Pi Day! Yum. Yum. (And the math is awesome, too!)
If I had a nickel for every time I heard a high school classmate say, “I don’t understand why I have to study geometry, I’m never going to use that stuff in real life,” I’d be a wealthy woman today.
Especially when you consider how that nickel would have grown due to the compound interest accrued over the many years since my high school graduation.
But this not a story about exponential functions (like compound interest), this is a story about pi, that irrational, infinite number we celebrate every year on March 14, or Pi Day. That’s when the date, 3-14, looks like 3.14, the first three digits in math’s most famous number.
Pi is the ratio of the circumference of a circle to its diameter.
At Denver Water, pi is embedded in the work done every day to get water from the mountain streams to city taps, from figuring out the best size of the pipe needed to deliver water to designing a round storage tank.
As a Greek letter, pi looks like π. Using digits, it starts out like this: 3.14159.
But that’s the short version. Pi has been calculated to more than 1 trillion digits beyond the decimal point. As what’s called an irrational and transcendental number, it will continue infinitely without repetition or pattern.

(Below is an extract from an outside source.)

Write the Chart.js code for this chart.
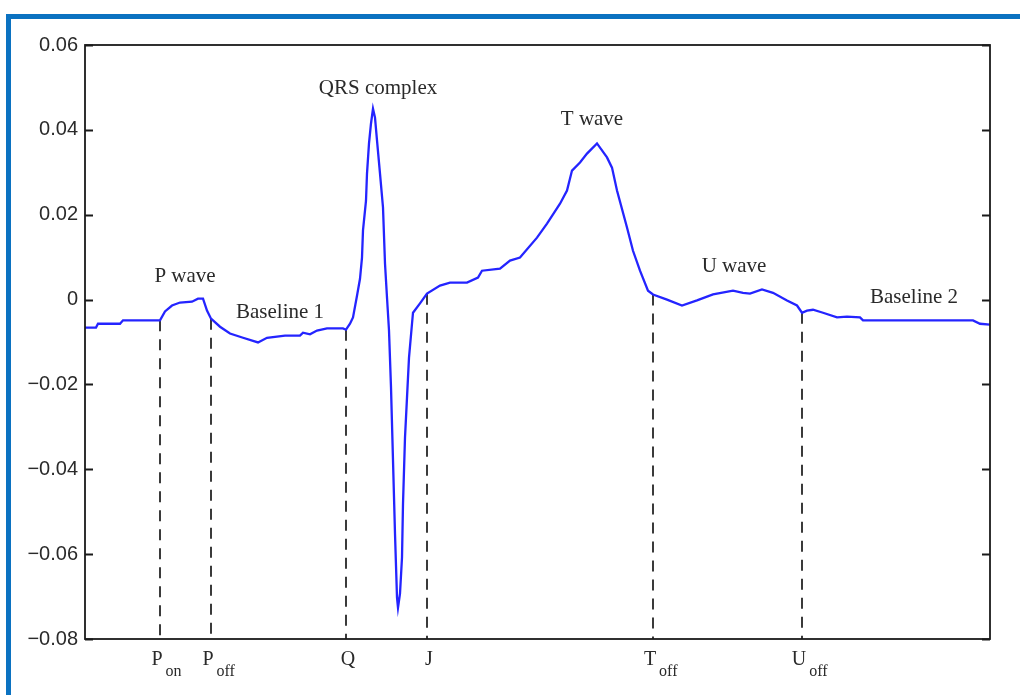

So, in honor of the mighty Greek symbol π here are some examples of how pi is used at Denver Water.
Determining the area of a pipe
Denver Water uses pi to calculate the cross-sectional area of the pipes in its system.
A cross section is the shape you get when you cut straight through an object. So, the cross section of a round pipe is a circle. The formula to determine the area of a circle is A=πr².
Knowing the area of a pipe in our system is fundamental to determining how much water a pipe can deliver.
Determining the delivery capacity of a pipe
Pi is also used to calculate the delivery capacity of each pipe in our system, or how much water can pass through a pipe.
Denver Water follows engineering standards that set the maximum velocity — the speed at which water moves — for pipes based on diameter. This formula is also pi based: Q=AV=πr²V (V is velocity).
Additionally, Denver Water uses this calculation to estimate how much water is used during, which are done to eliminate stagnant water and maintain high water quality standards, and how much water has spilled if a pipe breaks.
Determining storage tank volume
Denver Water also uses pi to calculate the volume of the circular storage tanks in our distribution system.
The volume of a round storage tank is calculated by taking the area of the circle multiplied by the height of the tank. The equation for this is V=πr²h (V stands for volume and h stands for height). Storage tanks in Denver Water’s system range from 167.5 feet in diameter to 370 feet.
Whether you participate in Pi Day celebrations with pie baking contests or reciting digits of pi from memory, we hope you also raise a glass of water to the power of pi in our daily lives.
And maybe, while you’re at it, calculate the cross-sectional area and volume of the glass in your hand.
And to high school students everywhere, know that what you learn today is indeed useful in real life, particularly in exciting and fulfilling careers in water operations like Denver Water.